## REQUIRED TASK
Select every line containing the word "Output" from the material, and copy those lines.

## DATA FOR THIS TASK
========================================

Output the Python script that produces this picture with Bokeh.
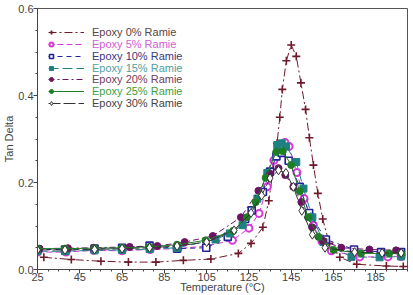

========================================

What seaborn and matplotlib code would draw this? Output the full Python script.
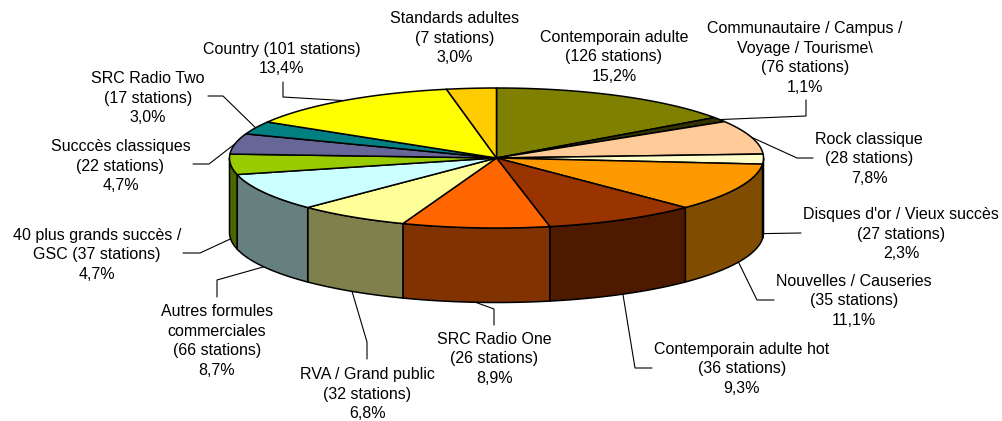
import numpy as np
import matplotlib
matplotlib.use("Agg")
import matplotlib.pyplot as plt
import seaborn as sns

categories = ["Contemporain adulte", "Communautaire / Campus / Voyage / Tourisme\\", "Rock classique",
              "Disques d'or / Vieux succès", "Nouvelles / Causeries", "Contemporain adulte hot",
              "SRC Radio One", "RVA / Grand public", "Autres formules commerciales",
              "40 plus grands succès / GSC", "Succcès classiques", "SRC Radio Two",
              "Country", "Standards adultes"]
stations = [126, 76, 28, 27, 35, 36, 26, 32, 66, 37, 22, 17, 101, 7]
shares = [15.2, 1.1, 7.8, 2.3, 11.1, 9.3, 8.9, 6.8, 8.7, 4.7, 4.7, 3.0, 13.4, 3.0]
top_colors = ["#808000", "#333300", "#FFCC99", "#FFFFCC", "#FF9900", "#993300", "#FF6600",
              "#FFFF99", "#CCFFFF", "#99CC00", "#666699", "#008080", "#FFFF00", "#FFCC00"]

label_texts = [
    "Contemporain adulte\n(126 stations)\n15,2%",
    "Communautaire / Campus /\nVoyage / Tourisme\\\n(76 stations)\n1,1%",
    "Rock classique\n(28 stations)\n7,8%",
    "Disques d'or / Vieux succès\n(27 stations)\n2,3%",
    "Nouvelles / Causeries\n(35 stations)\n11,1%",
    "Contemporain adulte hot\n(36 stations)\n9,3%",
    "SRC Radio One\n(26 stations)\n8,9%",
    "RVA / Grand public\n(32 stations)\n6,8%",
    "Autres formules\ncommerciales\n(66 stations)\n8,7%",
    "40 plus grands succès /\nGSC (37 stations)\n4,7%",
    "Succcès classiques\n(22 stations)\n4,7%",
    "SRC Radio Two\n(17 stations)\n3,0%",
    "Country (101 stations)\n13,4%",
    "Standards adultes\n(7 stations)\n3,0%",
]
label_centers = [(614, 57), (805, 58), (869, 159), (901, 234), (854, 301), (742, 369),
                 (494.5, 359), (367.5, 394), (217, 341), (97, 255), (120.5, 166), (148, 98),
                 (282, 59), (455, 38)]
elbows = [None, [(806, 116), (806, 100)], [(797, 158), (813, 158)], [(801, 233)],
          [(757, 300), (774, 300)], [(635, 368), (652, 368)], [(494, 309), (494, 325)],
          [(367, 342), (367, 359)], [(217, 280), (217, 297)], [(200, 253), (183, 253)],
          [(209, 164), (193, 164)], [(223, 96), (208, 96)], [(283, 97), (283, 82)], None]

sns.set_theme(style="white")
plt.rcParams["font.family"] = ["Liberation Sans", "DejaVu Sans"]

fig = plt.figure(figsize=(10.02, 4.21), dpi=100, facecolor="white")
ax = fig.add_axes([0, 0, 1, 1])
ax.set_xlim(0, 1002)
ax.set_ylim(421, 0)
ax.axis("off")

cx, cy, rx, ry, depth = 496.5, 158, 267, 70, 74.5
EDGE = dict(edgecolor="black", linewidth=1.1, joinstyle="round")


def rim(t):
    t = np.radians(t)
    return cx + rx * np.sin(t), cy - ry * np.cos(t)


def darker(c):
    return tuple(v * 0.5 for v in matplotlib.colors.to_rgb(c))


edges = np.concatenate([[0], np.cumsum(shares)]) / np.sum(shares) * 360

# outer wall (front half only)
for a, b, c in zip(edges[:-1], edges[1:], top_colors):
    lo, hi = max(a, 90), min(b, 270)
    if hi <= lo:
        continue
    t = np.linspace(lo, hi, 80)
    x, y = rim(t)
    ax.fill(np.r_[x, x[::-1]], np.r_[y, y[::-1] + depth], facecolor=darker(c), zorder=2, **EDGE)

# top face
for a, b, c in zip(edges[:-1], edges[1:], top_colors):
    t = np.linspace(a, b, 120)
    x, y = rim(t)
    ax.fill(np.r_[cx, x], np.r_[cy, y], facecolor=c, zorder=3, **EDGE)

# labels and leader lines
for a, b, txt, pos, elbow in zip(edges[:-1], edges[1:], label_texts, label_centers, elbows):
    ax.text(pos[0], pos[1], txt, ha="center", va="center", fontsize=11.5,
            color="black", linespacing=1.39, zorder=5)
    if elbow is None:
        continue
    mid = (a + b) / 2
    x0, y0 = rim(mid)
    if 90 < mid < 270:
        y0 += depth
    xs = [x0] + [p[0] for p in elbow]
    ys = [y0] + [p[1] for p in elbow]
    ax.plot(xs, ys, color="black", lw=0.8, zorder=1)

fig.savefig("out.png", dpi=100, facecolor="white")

========================================

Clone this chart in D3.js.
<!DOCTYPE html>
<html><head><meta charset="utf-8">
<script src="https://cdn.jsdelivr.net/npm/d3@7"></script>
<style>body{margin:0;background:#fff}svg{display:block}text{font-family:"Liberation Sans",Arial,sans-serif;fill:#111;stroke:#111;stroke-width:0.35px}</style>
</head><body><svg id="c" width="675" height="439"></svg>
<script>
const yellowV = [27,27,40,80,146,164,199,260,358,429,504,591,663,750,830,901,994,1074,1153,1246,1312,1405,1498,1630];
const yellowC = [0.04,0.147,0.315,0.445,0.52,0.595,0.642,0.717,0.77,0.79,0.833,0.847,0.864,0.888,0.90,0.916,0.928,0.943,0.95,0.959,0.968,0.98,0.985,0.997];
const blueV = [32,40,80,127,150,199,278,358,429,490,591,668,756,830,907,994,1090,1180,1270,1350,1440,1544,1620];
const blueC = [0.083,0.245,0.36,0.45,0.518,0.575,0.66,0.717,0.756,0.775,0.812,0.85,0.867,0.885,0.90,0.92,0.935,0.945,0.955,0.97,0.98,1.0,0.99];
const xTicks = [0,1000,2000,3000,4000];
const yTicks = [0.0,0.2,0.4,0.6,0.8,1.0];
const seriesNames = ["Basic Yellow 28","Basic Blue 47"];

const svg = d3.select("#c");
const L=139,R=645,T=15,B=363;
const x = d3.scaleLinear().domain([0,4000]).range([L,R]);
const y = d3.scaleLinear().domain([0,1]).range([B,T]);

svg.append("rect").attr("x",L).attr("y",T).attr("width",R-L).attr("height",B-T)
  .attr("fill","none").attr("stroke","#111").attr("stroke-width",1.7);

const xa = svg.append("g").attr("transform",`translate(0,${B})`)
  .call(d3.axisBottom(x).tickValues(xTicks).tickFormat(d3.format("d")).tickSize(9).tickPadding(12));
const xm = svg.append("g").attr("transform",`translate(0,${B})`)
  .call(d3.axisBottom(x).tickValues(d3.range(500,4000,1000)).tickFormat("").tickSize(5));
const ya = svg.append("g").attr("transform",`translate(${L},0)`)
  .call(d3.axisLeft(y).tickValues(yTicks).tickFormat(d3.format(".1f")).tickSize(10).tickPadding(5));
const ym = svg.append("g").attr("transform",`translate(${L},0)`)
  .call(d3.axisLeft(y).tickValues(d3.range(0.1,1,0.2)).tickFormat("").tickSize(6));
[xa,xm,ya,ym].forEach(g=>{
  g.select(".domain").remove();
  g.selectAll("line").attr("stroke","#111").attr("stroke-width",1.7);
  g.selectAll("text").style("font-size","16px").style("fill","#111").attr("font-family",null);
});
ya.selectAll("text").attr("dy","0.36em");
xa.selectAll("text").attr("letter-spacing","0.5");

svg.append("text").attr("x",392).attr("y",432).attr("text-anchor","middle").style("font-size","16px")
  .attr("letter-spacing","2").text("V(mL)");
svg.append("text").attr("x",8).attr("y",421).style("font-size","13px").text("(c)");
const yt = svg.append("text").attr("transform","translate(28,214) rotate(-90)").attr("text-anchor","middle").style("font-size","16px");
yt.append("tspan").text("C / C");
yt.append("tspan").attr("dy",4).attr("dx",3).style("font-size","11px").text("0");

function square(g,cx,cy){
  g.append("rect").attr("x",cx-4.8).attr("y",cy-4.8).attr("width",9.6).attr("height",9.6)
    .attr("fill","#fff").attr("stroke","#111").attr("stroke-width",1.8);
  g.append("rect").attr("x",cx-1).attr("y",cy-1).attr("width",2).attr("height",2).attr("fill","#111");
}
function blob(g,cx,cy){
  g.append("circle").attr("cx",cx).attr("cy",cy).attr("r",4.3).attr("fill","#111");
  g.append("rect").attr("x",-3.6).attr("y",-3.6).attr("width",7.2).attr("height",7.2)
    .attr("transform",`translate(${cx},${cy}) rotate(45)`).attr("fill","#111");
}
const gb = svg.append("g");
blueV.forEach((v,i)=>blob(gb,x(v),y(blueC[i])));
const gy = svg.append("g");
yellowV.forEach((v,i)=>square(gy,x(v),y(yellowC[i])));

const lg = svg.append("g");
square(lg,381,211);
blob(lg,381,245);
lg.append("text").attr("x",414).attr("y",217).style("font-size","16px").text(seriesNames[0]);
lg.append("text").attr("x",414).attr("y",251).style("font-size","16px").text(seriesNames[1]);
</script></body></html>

========================================

## TASK ANSWER
Output the Python script that produces this picture with Bokeh.
What seaborn and matplotlib code would draw this? Output the full Python script.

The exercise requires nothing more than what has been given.